## START Stored rows

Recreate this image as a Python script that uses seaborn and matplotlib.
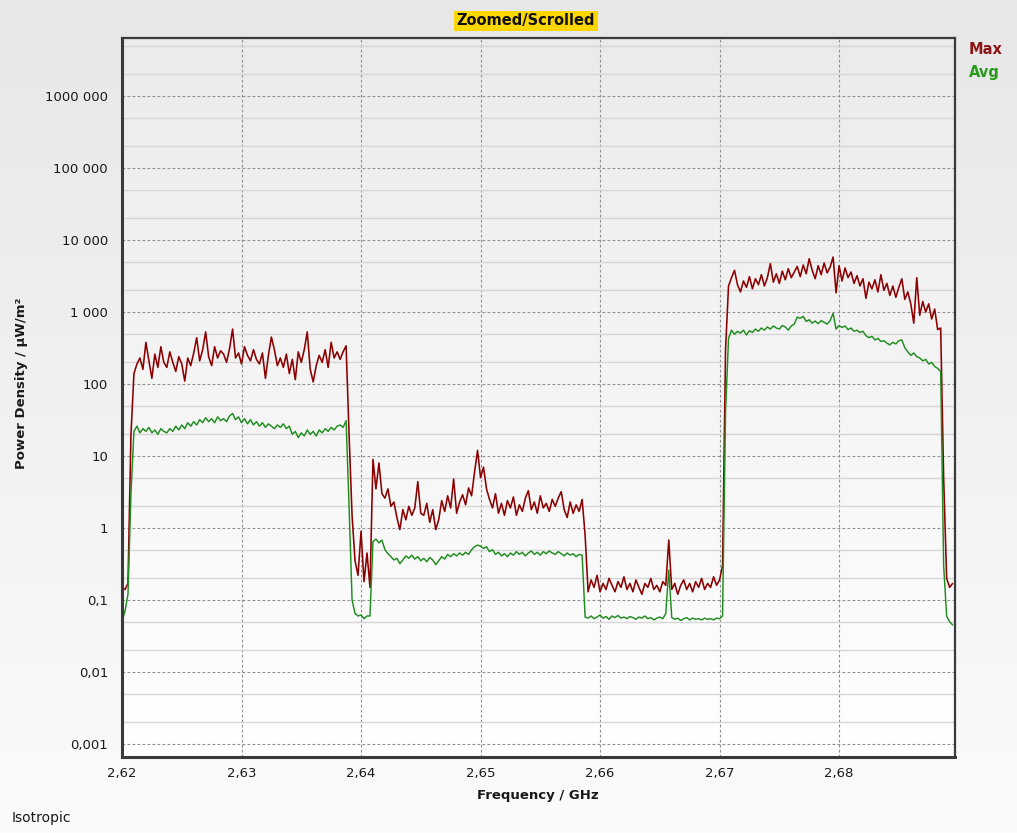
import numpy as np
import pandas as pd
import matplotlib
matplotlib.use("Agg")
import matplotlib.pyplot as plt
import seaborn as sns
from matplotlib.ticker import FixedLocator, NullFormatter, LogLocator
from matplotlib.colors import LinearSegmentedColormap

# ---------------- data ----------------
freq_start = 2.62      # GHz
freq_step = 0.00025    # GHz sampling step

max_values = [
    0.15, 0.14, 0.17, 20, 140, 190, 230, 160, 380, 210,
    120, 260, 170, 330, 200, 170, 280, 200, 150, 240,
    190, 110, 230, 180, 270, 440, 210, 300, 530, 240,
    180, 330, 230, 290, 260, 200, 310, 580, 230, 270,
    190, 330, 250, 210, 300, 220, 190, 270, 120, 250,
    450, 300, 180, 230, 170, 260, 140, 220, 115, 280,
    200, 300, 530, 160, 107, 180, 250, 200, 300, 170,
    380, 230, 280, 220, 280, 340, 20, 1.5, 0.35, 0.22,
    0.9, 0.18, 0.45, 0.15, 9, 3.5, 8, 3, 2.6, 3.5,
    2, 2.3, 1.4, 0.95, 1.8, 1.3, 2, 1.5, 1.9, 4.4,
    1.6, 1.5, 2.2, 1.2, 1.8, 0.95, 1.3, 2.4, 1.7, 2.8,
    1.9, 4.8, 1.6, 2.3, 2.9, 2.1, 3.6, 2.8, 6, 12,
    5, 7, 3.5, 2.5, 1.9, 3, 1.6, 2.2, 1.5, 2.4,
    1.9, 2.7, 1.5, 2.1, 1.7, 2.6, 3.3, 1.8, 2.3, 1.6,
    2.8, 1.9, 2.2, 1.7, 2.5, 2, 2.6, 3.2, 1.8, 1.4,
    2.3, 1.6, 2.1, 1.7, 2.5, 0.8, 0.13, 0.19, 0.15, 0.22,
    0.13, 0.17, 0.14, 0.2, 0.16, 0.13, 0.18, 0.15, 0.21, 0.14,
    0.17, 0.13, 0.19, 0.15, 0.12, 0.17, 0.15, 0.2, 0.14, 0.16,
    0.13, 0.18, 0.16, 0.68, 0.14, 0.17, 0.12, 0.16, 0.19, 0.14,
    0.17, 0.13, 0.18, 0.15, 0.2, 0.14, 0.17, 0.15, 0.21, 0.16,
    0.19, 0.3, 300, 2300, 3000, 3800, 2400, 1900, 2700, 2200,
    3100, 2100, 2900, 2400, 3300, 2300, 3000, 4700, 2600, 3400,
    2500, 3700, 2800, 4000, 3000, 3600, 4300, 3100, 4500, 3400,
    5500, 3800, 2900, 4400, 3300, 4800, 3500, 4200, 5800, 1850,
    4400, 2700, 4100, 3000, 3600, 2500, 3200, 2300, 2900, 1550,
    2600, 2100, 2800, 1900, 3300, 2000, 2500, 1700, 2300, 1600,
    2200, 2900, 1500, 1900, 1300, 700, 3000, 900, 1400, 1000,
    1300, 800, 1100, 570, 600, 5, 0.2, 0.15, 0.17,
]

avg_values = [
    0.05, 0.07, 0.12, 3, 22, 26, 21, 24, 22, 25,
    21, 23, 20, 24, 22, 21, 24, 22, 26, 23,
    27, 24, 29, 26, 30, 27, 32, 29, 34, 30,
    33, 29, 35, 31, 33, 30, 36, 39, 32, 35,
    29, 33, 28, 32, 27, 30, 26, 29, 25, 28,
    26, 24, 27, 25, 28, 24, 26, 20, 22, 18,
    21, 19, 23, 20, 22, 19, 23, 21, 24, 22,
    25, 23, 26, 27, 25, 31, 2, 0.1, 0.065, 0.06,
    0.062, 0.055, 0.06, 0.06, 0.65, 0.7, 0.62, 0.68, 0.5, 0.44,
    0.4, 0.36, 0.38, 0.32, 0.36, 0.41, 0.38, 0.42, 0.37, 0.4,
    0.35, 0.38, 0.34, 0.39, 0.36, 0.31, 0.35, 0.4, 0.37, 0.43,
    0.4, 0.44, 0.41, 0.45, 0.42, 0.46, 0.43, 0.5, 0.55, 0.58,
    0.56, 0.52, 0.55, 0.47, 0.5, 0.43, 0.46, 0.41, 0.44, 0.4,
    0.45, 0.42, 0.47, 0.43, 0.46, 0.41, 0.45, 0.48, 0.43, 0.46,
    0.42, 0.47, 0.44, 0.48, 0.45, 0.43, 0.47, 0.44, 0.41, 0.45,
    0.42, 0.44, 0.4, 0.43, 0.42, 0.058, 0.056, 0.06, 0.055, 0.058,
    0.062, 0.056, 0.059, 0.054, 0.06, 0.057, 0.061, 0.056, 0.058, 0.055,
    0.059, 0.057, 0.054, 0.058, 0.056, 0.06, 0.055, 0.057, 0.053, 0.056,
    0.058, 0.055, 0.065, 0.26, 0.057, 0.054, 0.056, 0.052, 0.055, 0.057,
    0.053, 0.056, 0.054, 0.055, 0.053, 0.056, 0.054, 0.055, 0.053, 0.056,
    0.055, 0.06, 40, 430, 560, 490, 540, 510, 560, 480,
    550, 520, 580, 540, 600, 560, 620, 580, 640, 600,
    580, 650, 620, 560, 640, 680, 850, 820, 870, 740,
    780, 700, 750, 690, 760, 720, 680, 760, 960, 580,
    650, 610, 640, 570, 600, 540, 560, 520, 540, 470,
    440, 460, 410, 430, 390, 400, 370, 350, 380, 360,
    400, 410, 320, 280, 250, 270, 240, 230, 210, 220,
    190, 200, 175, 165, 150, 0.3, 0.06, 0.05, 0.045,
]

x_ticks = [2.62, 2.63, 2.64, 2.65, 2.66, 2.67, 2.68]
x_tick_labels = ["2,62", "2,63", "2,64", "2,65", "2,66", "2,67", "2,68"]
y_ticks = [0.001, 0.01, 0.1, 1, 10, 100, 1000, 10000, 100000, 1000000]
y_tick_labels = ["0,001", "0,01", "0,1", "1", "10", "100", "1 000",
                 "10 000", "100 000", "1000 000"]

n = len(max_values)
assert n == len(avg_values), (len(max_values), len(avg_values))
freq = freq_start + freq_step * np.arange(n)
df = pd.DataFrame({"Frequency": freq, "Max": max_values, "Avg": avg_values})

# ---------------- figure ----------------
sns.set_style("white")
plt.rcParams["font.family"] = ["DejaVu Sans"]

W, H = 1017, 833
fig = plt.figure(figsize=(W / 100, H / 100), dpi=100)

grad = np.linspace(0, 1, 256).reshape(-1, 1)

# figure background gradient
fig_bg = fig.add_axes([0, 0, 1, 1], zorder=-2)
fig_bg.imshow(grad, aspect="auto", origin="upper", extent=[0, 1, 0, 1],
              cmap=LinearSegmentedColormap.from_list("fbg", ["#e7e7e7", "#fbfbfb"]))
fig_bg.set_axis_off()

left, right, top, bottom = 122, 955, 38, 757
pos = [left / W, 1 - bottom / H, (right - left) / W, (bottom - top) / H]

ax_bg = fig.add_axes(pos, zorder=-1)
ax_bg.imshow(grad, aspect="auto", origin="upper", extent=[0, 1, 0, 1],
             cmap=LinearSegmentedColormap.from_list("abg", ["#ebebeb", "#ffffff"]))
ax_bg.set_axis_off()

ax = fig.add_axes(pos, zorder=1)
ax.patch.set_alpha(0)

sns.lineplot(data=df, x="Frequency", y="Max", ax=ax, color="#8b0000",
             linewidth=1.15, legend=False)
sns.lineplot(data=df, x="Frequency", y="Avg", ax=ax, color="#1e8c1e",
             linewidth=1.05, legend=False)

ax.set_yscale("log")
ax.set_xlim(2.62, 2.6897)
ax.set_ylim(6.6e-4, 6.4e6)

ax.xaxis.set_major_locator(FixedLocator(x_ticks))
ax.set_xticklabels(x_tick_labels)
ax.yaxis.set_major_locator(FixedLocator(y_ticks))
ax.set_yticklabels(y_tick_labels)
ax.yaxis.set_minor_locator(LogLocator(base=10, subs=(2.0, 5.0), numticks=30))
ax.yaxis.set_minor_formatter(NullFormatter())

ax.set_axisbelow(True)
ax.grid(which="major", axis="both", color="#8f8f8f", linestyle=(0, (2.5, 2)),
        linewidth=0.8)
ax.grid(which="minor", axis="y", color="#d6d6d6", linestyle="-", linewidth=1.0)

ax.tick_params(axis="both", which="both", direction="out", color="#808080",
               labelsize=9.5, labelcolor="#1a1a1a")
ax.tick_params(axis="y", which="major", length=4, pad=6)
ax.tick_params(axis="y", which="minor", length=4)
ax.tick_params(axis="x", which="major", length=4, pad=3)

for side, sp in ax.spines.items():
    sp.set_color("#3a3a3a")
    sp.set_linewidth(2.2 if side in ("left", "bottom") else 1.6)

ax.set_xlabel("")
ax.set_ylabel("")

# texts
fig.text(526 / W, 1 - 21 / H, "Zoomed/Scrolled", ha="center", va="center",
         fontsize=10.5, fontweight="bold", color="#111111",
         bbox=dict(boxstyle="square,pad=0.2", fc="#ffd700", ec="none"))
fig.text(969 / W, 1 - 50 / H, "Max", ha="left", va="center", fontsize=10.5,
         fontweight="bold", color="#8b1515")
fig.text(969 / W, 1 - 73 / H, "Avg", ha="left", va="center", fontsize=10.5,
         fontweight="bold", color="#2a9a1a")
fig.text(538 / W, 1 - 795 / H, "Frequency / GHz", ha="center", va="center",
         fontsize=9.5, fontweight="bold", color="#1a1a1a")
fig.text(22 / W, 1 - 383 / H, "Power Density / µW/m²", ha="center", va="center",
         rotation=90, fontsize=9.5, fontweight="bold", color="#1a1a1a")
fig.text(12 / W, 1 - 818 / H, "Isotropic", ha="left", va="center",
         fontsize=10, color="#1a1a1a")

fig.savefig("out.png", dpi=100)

## END Stored rows
## START Stored rows

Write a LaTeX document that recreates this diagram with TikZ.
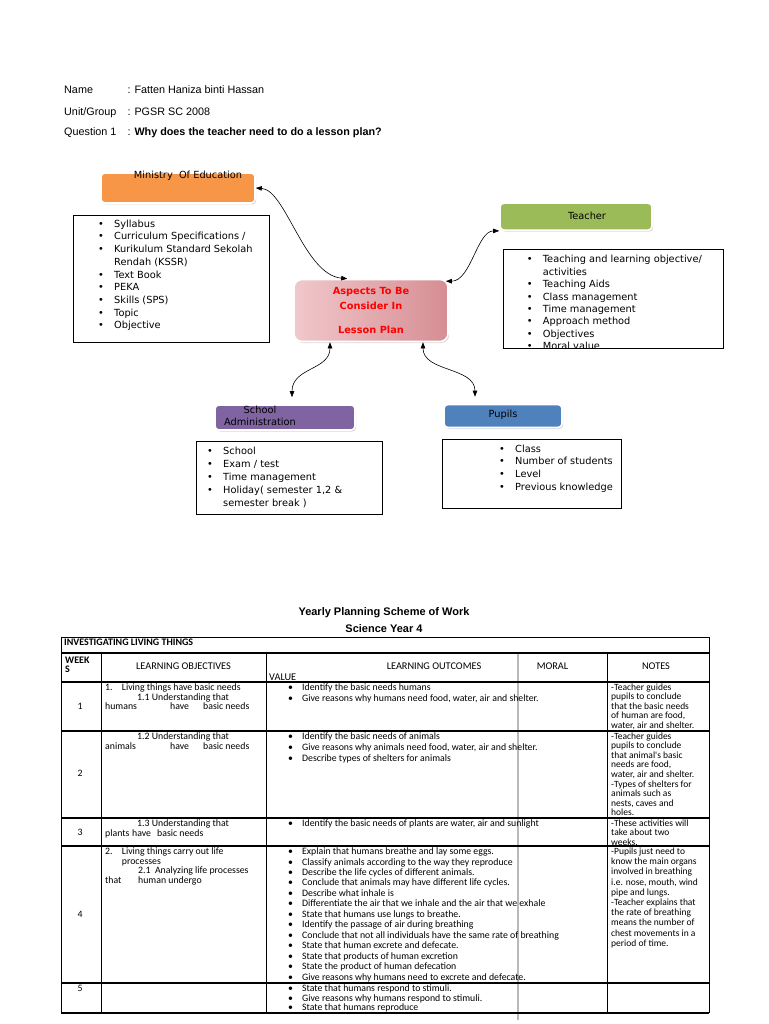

## END Stored rows

Reproduce exactly the lines above starting at the line containing "Recreate this image" and ending at the line containing "freq_step = 0.00025", including both, but not the pictures.

▶ **Solution to the problem**
Recreate this image as a Python script that uses seaborn and matplotlib.
import numpy as np
import pandas as pd
import matplotlib
matplotlib.use("Agg")
import matplotlib.pyplot as plt
import seaborn as sns
from matplotlib.ticker import FixedLocator, NullFormatter, LogLocator
from matplotlib.colors import LinearSegmentedColormap

# ---------------- data ----------------
freq_start = 2.62      # GHz
freq_step = 0.00025    # GHz sampling step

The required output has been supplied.